Memorization is not an either – or, it’s a both-and. The one shibboleth regarding el-hi education that sets my teeth on edge, like fingernails on a blackboard, is “Which would you rather do, cram them with facts or teach them to think?”
Tell me, please, how on earth anyone can contrive a reasonable argument with nothing factual to found it on? Words make language possible. Facts and words are both necessary to make thought possible. Constructing a real-world debate on any issue you want to name is going to require definitions, and those are also called (drum-roll, please) data. A.k.a. facts.
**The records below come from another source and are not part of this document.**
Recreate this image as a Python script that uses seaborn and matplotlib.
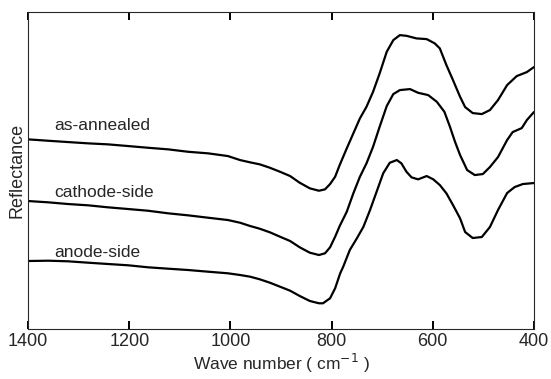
import numpy as np
import pandas as pd
import matplotlib
matplotlib.use("Agg")
import matplotlib.pyplot as plt
import seaborn as sns

# values (y in arbitrary reflectance units)
wn_annealed = [1400, 1360, 1321, 1281, 1242, 1202, 1163, 1123, 1084, 1044, 1005, 981,
               961, 942, 922, 902, 882, 863, 843, 825, 813, 803, 793, 784, 770, 757,
               744, 731, 718, 705, 691, 678, 665, 652, 632, 612, 596, 586, 573, 560,
               546, 536, 521, 503, 487, 471, 453, 434, 414, 400]
r_annealed = [189.7, 188.3, 187, 185.7, 184.7, 183, 181.3, 179.7, 177.3, 175.7, 173, 169,
              166.7, 164.7, 161.3, 157.3, 153, 146.3, 140.7, 138.3, 139.7, 145, 152.3, 164,
              180.7, 195.7, 210.7, 222.3, 237.3, 255.7, 277.3, 289, 294, 293.3, 290.7, 290,
              285.7, 280.7, 264, 249, 232.3, 222, 216, 215, 219, 229, 244, 253, 257, 262]

wn_cathode = [1400, 1360, 1321, 1281, 1242, 1202, 1163, 1123, 1084, 1044, 1005, 981,
              961, 942, 922, 902, 882, 863, 843, 825, 813, 803, 793, 784, 770, 757,
              744, 731, 718, 705, 691, 678, 665, 645, 629, 609, 592, 577, 566, 556,
              546, 532, 517, 501, 487, 471, 453, 442, 424, 414, 400]
r_cathode = [128, 126.7, 125, 123.7, 121.7, 120, 118.3, 115.7, 113.7, 111.3, 109, 106.3,
             103, 100.3, 96.7, 92.3, 88, 81.7, 76.3, 74, 75.7, 81.7, 92.3, 103, 117.3,
             135.7, 152.3, 165.7, 182.3, 202.3, 223, 235, 239, 240, 236.3, 234, 227.3,
             217.3, 202.3, 187.3, 174, 159, 154, 155, 162, 172, 189, 197, 201, 209, 217]

wn_anode = [1400, 1360, 1321, 1281, 1242, 1202, 1163, 1123, 1084, 1044, 1005, 981,
            961, 942, 922, 902, 882, 863, 843, 825, 817, 803, 793, 783, 777, 764,
            750, 737, 724, 711, 698, 685, 671, 662, 652, 642, 629, 612, 599, 586,
            573, 560, 546, 536, 521, 503, 487, 471, 453, 438, 422, 400]
r_anode = [68, 68.3, 67.7, 66.3, 65, 63.7, 61.7, 60.3, 59, 57.3, 55.7, 54,
           52.3, 49.7, 46.3, 42.3, 38.3, 33, 28, 25.7, 25.7, 30.7, 40.7, 55.7, 62.3, 79,
           90.7, 102.3, 119, 137.3, 155.7, 166.3, 169, 165.7, 157.3, 151.7, 149.7, 153,
           149.7, 144, 135.7, 124, 110.7, 97, 91, 92, 102, 119, 136, 142, 145, 146]

labels = ["as-annealed", "cathode-side", "anode-side"]
label_y = [204, 137, 77]

sns.set_style("ticks")
plt.rcParams["font.family"] = ["Liberation Sans", "DejaVu Sans"]

fig = plt.figure(figsize=(5.51, 3.79), dpi=100)
ax = fig.add_axes([0.051, 0.132, 0.918, 0.836])

for wn, r in [(wn_annealed, r_annealed), (wn_cathode, r_cathode), (wn_anode, r_anode)]:
    sns.lineplot(x=wn, y=r, color="black", linewidth=1.6, sort=False,
                 estimator=None, ax=ax)

for lab, yy in zip(labels, label_y):
    ax.text(1349, yy, lab, fontsize=12.5, va="center", ha="left")

ax.set_xlim(1400, 400)
ax.set_ylim(0, 317)
ax.set_yticks([])
ax.set_xticks([1400, 1200, 1000, 800, 600, 400])
ax.tick_params(axis="x", which="major", bottom=True, top=True, direction="in",
               length=6, width=1.4, color="black", labelsize=13, pad=3)
ax.set_xlabel("Wave number ( cm$^{-1}$ )", fontsize=12.5, labelpad=1)
ax.set_ylabel("Reflectance", fontsize=13, labelpad=2)

fig.savefig("out.png", dpi=100)
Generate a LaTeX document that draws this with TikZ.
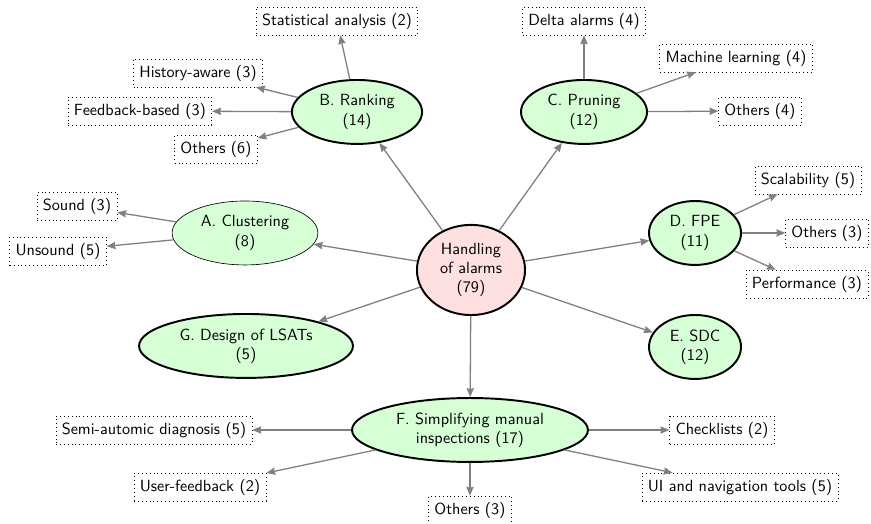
\documentclass[tikz,border=0pt]{standalone}
\usetikzlibrary{shapes.geometric, arrows.meta}

\begin{document}
\begin{tikzpicture}[>={Stealth[length=5.5pt, width=4.5pt, inset=0.5pt]},
        font=\sffamily,
        root/.style={ellipse, draw, very thick, fill=red!12, align=center, minimum width=2.35cm, minimum height=1.96cm, inner sep=0pt},
        topic/.style={ellipse, draw, very thick, fill=green!16, align=center, minimum height=1.39cm, inner sep=0pt},
        leaf/.style={draw, dotted, inner sep=3.6pt},
        link/.style={->, gray, thick}]
        \useasboundingbox (0,0) rectangle (18.935,11.391);

        \node[root]  (alarms)     at (10.239,5.522) {Handling\\of alarms\\(79)};

        \node[topic] (clustering) at (5.326,6.326)  [thin, minimum width=3.17cm] {A. Clustering\\(8)};
        \node[topic] (ranking)    at (7.761,8.957)  [minimum width=2.83cm] {B. Ranking\\(14)};
        \node[topic] (pruning)    at (12.696,8.957) [minimum width=2.74cm] {C. Pruning\\(12)};
        \node[topic] (fpe)        at (15.109,6.326) [minimum width=2.0cm] {D. FPE\\(11)};
        \node[topic] (sdc)        at (15.109,3.848) [minimum width=2.0cm] {E. SDC\\(12)};
        \node[topic] (manual)     at (10.217,2.043) [minimum width=5.13cm] {F. Simplifying manual\\inspections (17)};
        \node[topic] (lsats)      at (5.348,3.870)  [minimum width=4.65cm] {G. Design of LSATs\\(5)};

        \node[leaf] (sound)       at (1.674,6.913)  {Sound (3)};
        \node[leaf] (unsound)     at (1.261,5.935)  {Unsound (5)};

        \node[leaf] (statistical) at (7.326,10.935) {Statistical analysis (2)};
        \node[leaf] (history)     at (4.304,9.804)  {History-aware (3)};
        \node[leaf] (feedback)    at (3.043,8.978)  {Feedback-based (3)};
        \node[leaf] (others_b)    at (4.696,8.152)  {Others (6)};

        \node[leaf] (delta)       at (12.696,10.935) {Delta alarms (4)};
        \node[leaf] (learning)    at (16.0,10.130)  {Machine learning (4)};
        \node[leaf] (others_c)    at (16.522,8.978) {Others (4)};

        \node[leaf] (scalability) at (17.565,7.478) {Scalability (5)};
        \node[leaf] (others_d)    at (17.978,6.326) {Others (3)};
        \node[leaf] (performance) at (17.543,5.217) {Performance (3)};

        \node[leaf] (diagnosis)   at (3.348,2.043)  {Semi-automic diagnosis (5)};
        \node[leaf] (userfb)      at (4.348,0.804)  {User-feedback (2)};
        \node[leaf] (others_f)    at (10.217,0.304) {Others (3)};
        \node[leaf] (checklists)  at (15.696,2.043) {Checklists (2)};
        \node[leaf] (navigation)  at (16.087,0.804) {UI and navigation tools (5)};

        \path[link] (alarms)     edge (clustering)
                                 edge (ranking)
                                 edge (pruning)
                                 edge (fpe)
                                 edge (sdc)
                                 edge (manual)
                                 edge (lsats)
                    (clustering) edge (sound)
                                 edge (unsound)
                    (ranking)    edge (statistical)
                                 edge (history)
                                 edge (feedback)
                                 edge (others_b)
                    (pruning)    edge (delta)
                                 edge (learning)
                                 edge (others_c)
                    (fpe)        edge (scalability)
                                 edge (others_d)
                                 edge (performance)
                    (manual)     edge (diagnosis)
                                 edge (userfb)
                                 edge (others_f)
                                 edge (checklists)
                                 edge (navigation);
    \end{tikzpicture}
\end{document}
Own them or die.
Here’s a real example; there’s a movement afoot in University circles promoting the idea that the sciences are inherently racist and genderized (white males, bubbula) because they exclude “other ways of knowing.” Please form a line; all those who step forward will be permitted to fly in an airplane engineered using “other ways of knowing.”
Soapbox off.
Ah, not just rote memorization but rote methods. Soapbox on again. For a time it was gospel that math was a language skill, tested by returning rules of operation in whole sentences. Don’t just sit there and make columns of numbers that slant back to the left as you multiply two large numbers because THAT IS ROTE KNOWLEDGE and WE WANT YOU TO UNDERSTAND WHY.
This is like conducting Driver’s Ed from behind a desk, and expecting the student to know what happens when you step on one of the pedals in front of the driver, because that student is proudly verbal, in full sentences, about what is supposed to happen. And we wonder why the rest of the world turns out kids who do math with intuitive understanding. Their kids get real pedals to push.